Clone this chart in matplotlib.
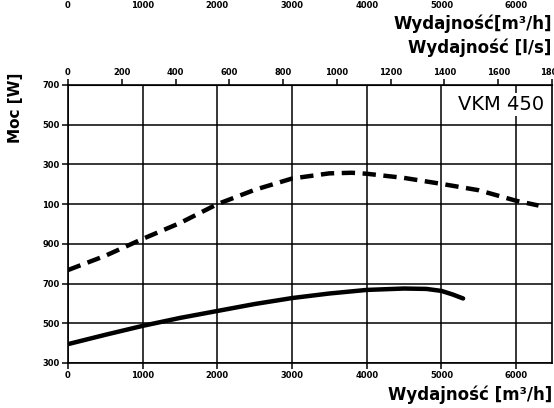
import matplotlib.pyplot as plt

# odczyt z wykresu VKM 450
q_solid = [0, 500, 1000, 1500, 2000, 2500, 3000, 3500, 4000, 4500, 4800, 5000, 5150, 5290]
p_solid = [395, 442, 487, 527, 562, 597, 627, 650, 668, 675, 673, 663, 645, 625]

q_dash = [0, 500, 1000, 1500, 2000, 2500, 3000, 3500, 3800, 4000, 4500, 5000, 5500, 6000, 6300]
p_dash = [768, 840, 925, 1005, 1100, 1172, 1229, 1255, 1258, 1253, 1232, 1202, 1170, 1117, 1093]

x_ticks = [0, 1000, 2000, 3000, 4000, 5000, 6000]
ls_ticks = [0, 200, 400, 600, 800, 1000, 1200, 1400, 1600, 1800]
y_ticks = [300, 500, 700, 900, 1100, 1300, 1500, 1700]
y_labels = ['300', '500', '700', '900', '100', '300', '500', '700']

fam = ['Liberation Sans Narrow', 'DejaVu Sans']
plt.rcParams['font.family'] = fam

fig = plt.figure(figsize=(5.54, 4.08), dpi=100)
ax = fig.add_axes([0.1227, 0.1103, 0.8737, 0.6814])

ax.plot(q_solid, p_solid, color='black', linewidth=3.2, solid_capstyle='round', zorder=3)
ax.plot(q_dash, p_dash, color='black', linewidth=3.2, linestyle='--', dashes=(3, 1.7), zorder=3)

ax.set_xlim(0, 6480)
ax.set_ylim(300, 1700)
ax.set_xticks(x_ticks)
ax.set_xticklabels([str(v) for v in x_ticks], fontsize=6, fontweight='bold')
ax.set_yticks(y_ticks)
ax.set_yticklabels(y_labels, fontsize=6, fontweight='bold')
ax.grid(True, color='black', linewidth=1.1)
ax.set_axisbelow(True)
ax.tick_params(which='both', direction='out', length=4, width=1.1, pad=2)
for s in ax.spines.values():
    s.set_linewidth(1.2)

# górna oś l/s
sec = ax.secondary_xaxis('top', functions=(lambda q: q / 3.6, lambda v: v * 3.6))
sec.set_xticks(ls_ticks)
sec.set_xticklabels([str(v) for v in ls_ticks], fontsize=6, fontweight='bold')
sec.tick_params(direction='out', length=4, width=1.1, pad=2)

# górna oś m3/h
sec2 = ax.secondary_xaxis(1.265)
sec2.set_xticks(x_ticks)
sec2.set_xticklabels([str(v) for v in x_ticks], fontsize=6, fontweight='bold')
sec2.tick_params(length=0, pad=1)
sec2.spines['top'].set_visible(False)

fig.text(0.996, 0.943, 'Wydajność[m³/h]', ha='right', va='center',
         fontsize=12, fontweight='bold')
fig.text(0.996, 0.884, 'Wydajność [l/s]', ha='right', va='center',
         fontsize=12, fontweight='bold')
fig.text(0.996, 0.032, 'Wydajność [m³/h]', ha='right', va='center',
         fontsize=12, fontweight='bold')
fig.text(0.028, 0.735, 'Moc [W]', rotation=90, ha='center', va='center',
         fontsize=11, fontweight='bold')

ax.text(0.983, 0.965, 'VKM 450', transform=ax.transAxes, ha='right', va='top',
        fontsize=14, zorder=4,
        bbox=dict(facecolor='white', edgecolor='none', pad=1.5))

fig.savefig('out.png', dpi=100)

---

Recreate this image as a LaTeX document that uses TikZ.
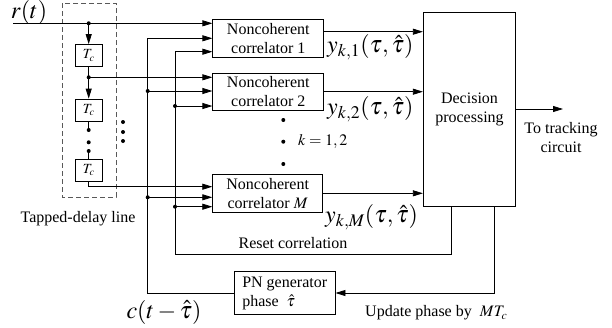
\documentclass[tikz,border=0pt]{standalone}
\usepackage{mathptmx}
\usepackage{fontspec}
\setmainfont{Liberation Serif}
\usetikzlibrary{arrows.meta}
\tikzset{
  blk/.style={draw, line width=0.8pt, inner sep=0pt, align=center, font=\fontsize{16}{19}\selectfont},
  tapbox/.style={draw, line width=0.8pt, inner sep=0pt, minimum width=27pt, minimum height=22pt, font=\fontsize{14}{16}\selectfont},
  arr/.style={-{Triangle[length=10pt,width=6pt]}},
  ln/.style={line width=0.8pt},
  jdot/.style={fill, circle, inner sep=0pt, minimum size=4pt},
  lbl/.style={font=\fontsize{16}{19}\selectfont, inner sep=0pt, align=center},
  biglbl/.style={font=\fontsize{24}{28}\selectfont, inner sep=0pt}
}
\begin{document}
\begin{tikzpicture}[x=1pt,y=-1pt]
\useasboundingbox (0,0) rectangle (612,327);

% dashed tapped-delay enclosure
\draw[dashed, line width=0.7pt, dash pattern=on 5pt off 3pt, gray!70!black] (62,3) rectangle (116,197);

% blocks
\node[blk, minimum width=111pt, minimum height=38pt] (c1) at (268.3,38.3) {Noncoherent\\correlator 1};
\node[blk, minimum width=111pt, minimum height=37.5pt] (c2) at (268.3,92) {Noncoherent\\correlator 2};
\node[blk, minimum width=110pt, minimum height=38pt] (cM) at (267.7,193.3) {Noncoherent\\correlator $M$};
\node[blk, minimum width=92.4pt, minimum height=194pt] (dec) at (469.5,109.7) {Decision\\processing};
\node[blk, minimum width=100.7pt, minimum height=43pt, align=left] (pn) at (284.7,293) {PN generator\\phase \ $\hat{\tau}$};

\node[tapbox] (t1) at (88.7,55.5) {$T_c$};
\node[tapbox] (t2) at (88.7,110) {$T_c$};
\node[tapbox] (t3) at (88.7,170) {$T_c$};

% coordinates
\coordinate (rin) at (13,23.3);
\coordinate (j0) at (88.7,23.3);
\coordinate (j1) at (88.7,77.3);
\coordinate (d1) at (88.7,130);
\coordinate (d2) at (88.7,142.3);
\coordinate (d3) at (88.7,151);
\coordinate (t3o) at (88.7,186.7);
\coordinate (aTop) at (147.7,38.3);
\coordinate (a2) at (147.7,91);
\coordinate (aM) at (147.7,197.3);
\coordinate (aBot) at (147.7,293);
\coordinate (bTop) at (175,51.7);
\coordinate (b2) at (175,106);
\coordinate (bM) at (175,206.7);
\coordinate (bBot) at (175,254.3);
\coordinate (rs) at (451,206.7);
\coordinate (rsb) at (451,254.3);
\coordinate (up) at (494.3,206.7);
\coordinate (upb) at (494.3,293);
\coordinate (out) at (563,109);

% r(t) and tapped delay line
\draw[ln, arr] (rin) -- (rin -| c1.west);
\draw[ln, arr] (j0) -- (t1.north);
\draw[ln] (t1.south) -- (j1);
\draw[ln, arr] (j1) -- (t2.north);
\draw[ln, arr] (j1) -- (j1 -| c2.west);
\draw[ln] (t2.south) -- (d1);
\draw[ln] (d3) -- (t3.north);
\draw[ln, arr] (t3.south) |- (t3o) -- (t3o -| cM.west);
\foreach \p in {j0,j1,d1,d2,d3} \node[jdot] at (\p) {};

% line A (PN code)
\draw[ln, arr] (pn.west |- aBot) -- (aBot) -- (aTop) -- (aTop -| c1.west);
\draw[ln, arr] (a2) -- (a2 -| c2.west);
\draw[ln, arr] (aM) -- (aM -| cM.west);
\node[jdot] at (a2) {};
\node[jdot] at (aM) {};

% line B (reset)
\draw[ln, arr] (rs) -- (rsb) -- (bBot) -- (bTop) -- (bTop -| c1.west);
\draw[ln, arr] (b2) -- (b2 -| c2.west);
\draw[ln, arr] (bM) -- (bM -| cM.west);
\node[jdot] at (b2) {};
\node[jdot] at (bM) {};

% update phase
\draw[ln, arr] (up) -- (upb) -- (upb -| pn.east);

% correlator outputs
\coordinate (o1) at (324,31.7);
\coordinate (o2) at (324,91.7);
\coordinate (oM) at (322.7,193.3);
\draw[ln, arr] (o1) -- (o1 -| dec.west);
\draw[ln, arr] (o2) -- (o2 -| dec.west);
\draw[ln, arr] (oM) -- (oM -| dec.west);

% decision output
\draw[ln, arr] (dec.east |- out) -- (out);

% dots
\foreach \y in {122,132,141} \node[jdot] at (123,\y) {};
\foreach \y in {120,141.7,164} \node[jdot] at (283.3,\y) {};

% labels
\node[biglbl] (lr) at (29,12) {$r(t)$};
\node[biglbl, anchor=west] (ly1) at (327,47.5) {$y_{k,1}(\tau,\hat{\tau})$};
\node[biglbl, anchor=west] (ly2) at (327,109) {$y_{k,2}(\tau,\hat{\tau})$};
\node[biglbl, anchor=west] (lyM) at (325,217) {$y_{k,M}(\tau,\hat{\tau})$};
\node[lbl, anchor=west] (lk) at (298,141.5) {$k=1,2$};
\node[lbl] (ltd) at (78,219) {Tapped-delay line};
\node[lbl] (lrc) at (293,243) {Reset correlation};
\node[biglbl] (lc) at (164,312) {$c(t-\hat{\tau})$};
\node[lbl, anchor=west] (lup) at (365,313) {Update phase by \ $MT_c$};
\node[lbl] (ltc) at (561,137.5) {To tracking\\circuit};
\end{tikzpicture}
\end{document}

**REQUIRED WORK:**
Can you give again only the lines between the one containing "Recreate this image" and the one containing "(62,3) rectangle (116,197);", counting both, exactly as they appear and without any pictures?

**COMPLETE RESPONSE:**
Recreate this image as a LaTeX document that uses TikZ.
\documentclass[tikz,border=0pt]{standalone}
\usepackage{mathptmx}
\usepackage{fontspec}
\setmainfont{Liberation Serif}
\usetikzlibrary{arrows.meta}
\tikzset{
  blk/.style={draw, line width=0.8pt, inner sep=0pt, align=center, font=\fontsize{16}{19}\selectfont},
  tapbox/.style={draw, line width=0.8pt, inner sep=0pt, minimum width=27pt, minimum height=22pt, font=\fontsize{14}{16}\selectfont},
  arr/.style={-{Triangle[length=10pt,width=6pt]}},
  ln/.style={line width=0.8pt},
  jdot/.style={fill, circle, inner sep=0pt, minimum size=4pt},
  lbl/.style={font=\fontsize{16}{19}\selectfont, inner sep=0pt, align=center},
  biglbl/.style={font=\fontsize{24}{28}\selectfont, inner sep=0pt}
}
\begin{document}
\begin{tikzpicture}[x=1pt,y=-1pt]
\useasboundingbox (0,0) rectangle (612,327);

% dashed tapped-delay enclosure
\draw[dashed, line width=0.7pt, dash pattern=on 5pt off 3pt, gray!70!black] (62,3) rectangle (116,197);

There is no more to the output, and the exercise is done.